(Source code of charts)
◆ ◆ ◆ ◆ ◆

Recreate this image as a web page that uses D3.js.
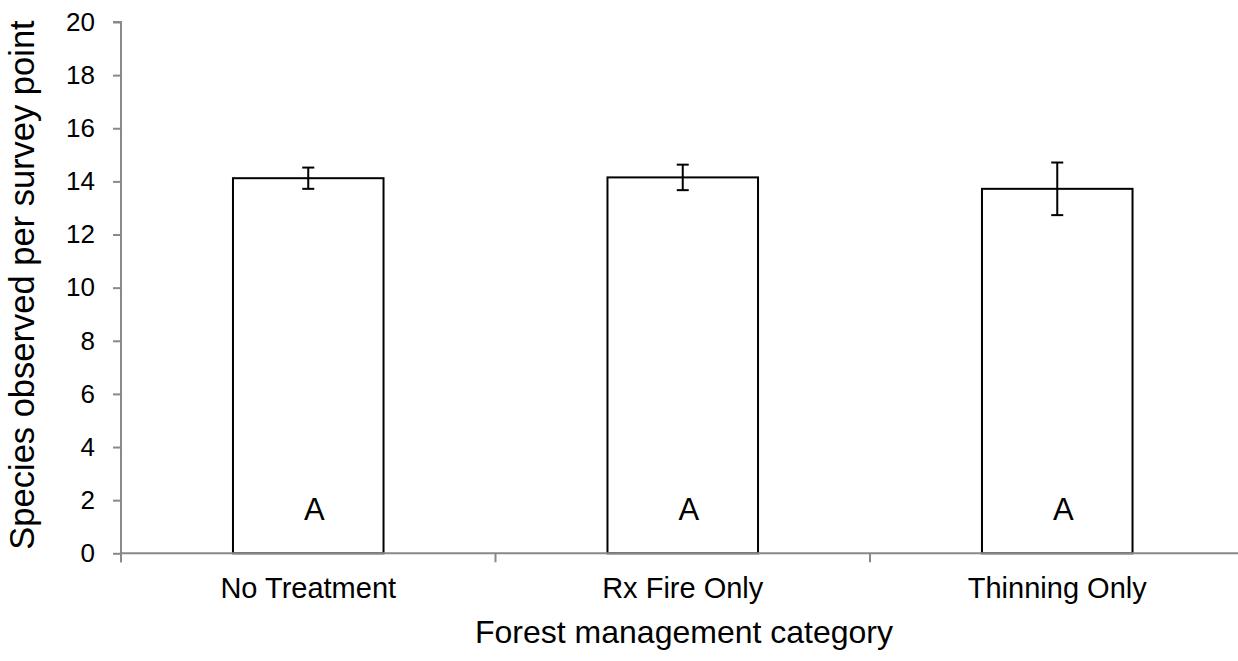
<!DOCTYPE html>
<html>
<head>
<meta charset="utf-8">
<script src="https://cdn.jsdelivr.net/npm/d3@7"></script>
<style>
  html, body { margin: 0; padding: 0; background: #fff; }
  svg { display: block; font-family: "Liberation Sans", Arial, sans-serif; }
</style>
</head>
<body>
<svg id="chart" width="1238" height="661"></svg>
<script>
const categories = ["No Treatment", "Rx Fire Only", "Thinning Only"];
const means = [14.12, 14.15, 13.72];
const errors = [0.40, 0.48, 0.99];
const letters = ["A", "A", "A"];
const yTicks = [0, 2, 4, 6, 8, 10, 12, 14, 16, 18, 20];
const yTitle = "Species observed per survey point";
const xTitle = "Forest management category";

(function () {
const svg = d3.select("#chart");
const pLeft = 121, pRight = 1244.5, pTop = 22, pBottom = 553.3;
const axisColor = "#898989";
const fontFam = "Liberation Sans, Arial, sans-serif";

const x = d3.scaleBand().domain(categories).range([pLeft, pRight])
  .paddingInner(0.598).paddingOuter(0.299);
const y = d3.scaleLinear().domain([0, 20]).range([pBottom, pTop]);
const step = x.step();

// bars
svg.append("g").selectAll("rect").data(categories).join("rect")
  .attr("x", d => x(d))
  .attr("y", (d, i) => y(means[i]))
  .attr("width", x.bandwidth())
  .attr("height", (d, i) => y(0) - y(means[i]))
  .attr("fill", "#fff")
  .attr("stroke", "#000")
  .attr("stroke-width", 2);

// error bars
const eb = svg.append("g").attr("stroke", "#000").attr("stroke-width", 2);
categories.forEach((c, i) => {
  const cx = x(c) + x.bandwidth() / 2;
  const yt = y(means[i] + errors[i]), yb = y(means[i] - errors[i]);
  eb.append("line").attr("x1", cx).attr("x2", cx).attr("y1", yt).attr("y2", yb);
  eb.append("line").attr("x1", cx - 6).attr("x2", cx + 6).attr("y1", yt).attr("y2", yt);
  eb.append("line").attr("x1", cx - 6).attr("x2", cx + 6).attr("y1", yb).attr("y2", yb);
});

// letters
svg.append("g").selectAll("text").data(categories).join("text")
  .attr("x", d => x(d) + x.bandwidth() / 2 + 6)
  .attr("y", 519.5)
  .attr("text-anchor", "middle")
  .attr("font-size", 31)
  .attr("fill", "#000")
  .text((d, i) => letters[i]);

// y axis
const yAxis = svg.append("g").attr("transform", `translate(${pLeft},0)`)
  .call(d3.axisLeft(y).tickValues(yTicks).tickSize(8).tickPadding(18).tickFormat(d3.format("d")));
yAxis.select(".domain").attr("stroke", axisColor).attr("stroke-width", 2)
  .attr("d", `M-8,${pTop}H0V${pBottom + 9}`);
yAxis.selectAll(".tick line").attr("stroke", axisColor).attr("stroke-width", 2);
yAxis.selectAll(".tick text").attr("font-size", 26).attr("fill", "#000")
  .attr("font-family", fontFam);

// x axis
const xAxis = svg.append("g").attr("transform", `translate(0,${pBottom})`);
xAxis.append("line").attr("x1", pLeft).attr("x2", 1238).attr("y1", 0).attr("y2", 0)
  .attr("stroke", axisColor).attr("stroke-width", 2);
const boundaries = categories.map(c => x(c) - x.paddingInner() * step / 2);
xAxis.selectAll("line.tk").data(boundaries).join("line").attr("class", "tk")
  .attr("x1", d => d).attr("x2", d => d).attr("y1", 0).attr("y2", 9)
  .attr("stroke", axisColor).attr("stroke-width", 2);
xAxis.selectAll("text").data(categories).join("text")
  .attr("x", d => x(d) + x.bandwidth() / 2)
  .attr("y", 45)
  .attr("text-anchor", "middle")
  .attr("font-size", 29)
  .attr("fill", "#000")
  .text(d => d);

// titles
svg.append("text")
  .attr("x", 684).attr("y", 643)
  .attr("text-anchor", "middle").attr("font-size", 32).attr("fill", "#000")
  .text(xTitle);
svg.append("text")
  .attr("transform", `translate(34,285) rotate(-90)`)
  .attr("text-anchor", "middle").attr("font-size", 34.5).attr("fill", "#000")
  .text(yTitle);
})();
</script>
</body>
</html>
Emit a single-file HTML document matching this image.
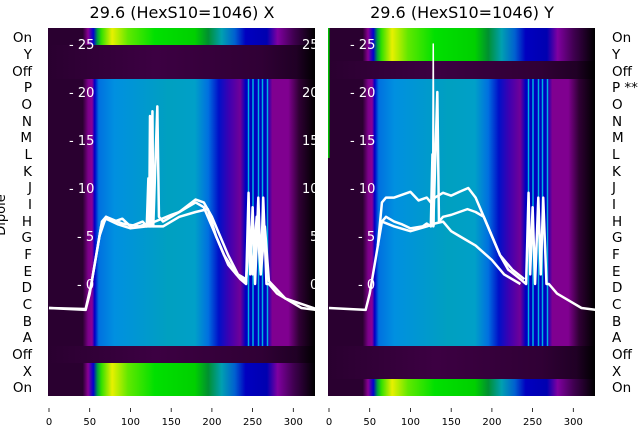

◆ ◆ ◆ ◆ ◆

What you have to do: What you return should match the records above word for word, minus the pictures.

Answer to the problem:
Recreate this image as a web page that uses D3.js.
<!DOCTYPE html>
<html>
<head>
<meta charset="utf-8">
<script src="https://cdn.jsdelivr.net/npm/d3@7"></script>
<style>
  html, body { margin: 0; padding: 0; background: #fff; }
  svg { display: block; font-family: "Liberation Sans", Arial, sans-serif; }
</style>
</head>
<body>
<svg id="chart" width="1238" height="661"></svg>
<script>
const categories = ["No Treatment", "Rx Fire Only", "Thinning Only"];
const means = [14.12, 14.15, 13.72];
const errors = [0.40, 0.48, 0.99];
const letters = ["A", "A", "A"];
const yTicks = [0, 2, 4, 6, 8, 10, 12, 14, 16, 18, 20];
const yTitle = "Species observed per survey point";
const xTitle = "Forest management category";

(function () {
const svg = d3.select("#chart");
const pLeft = 121, pRight = 1244.5, pTop = 22, pBottom = 553.3;
const axisColor = "#898989";
const fontFam = "Liberation Sans, Arial, sans-serif";

const x = d3.scaleBand().domain(categories).range([pLeft, pRight])
  .paddingInner(0.598).paddingOuter(0.299);
const y = d3.scaleLinear().domain([0, 20]).range([pBottom, pTop]);
const step = x.step();

// bars
svg.append("g").selectAll("rect").data(categories).join("rect")
  .attr("x", d => x(d))
  .attr("y", (d, i) => y(means[i]))
  .attr("width", x.bandwidth())
  .attr("height", (d, i) => y(0) - y(means[i]))
  .attr("fill", "#fff")
  .attr("stroke", "#000")
  .attr("stroke-width", 2);

// error bars
const eb = svg.append("g").attr("stroke", "#000").attr("stroke-width", 2);
categories.forEach((c, i) => {
  const cx = x(c) + x.bandwidth() / 2;
  const yt = y(means[i] + errors[i]), yb = y(means[i] - errors[i]);
  eb.append("line").attr("x1", cx).attr("x2", cx).attr("y1", yt).attr("y2", yb);
  eb.append("line").attr("x1", cx - 6).attr("x2", cx + 6).attr("y1", yt).attr("y2", yt);
  eb.append("line").attr("x1", cx - 6).attr("x2", cx + 6).attr("y1", yb).attr("y2", yb);
});

// letters
svg.append("g").selectAll("text").data(categories).join("text")
  .attr("x", d => x(d) + x.bandwidth() / 2 + 6)
  .attr("y", 519.5)
  .attr("text-anchor", "middle")
  .attr("font-size", 31)
  .attr("fill", "#000")
  .text((d, i) => letters[i]);

// y axis
const yAxis = svg.append("g").attr("transform", `translate(${pLeft},0)`)
  .call(d3.axisLeft(y).tickValues(yTicks).tickSize(8).tickPadding(18).tickFormat(d3.format("d")));
yAxis.select(".domain").attr("stroke", axisColor).attr("stroke-width", 2)
  .attr("d", `M-8,${pTop}H0V${pBottom + 9}`);
yAxis.selectAll(".tick line").attr("stroke", axisColor).attr("stroke-width", 2);
yAxis.selectAll(".tick text").attr("font-size", 26).attr("fill", "#000")
  .attr("font-family", fontFam);

// x axis
const xAxis = svg.append("g").attr("transform", `translate(0,${pBottom})`);
xAxis.append("line").attr("x1", pLeft).attr("x2", 1238).attr("y1", 0).attr("y2", 0)
  .attr("stroke", axisColor).attr("stroke-width", 2);
const boundaries = categories.map(c => x(c) - x.paddingInner() * step / 2);
xAxis.selectAll("line.tk").data(boundaries).join("line").attr("class", "tk")
  .attr("x1", d => d).attr("x2", d => d).attr("y1", 0).attr("y2", 9)
  .attr("stroke", axisColor).attr("stroke-width", 2);
xAxis.selectAll("text").data(categories).join("text")
  .attr("x", d => x(d) + x.bandwidth() / 2)
  .attr("y", 45)
  .attr("text-anchor", "middle")
  .attr("font-size", 29)
  .attr("fill", "#000")
  .text(d => d);

// titles
svg.append("text")
  .attr("x", 684).attr("y", 643)
  .attr("text-anchor", "middle").attr("font-size", 32).attr("fill", "#000")
  .text(xTitle);
svg.append("text")
  .attr("transform", `translate(34,285) rotate(-90)`)
  .attr("text-anchor", "middle").attr("font-size", 34.5).attr("fill", "#000")
  .text(yTitle);
})();
</script>
</body>
</html>
Emit a single-file HTML document matching this image.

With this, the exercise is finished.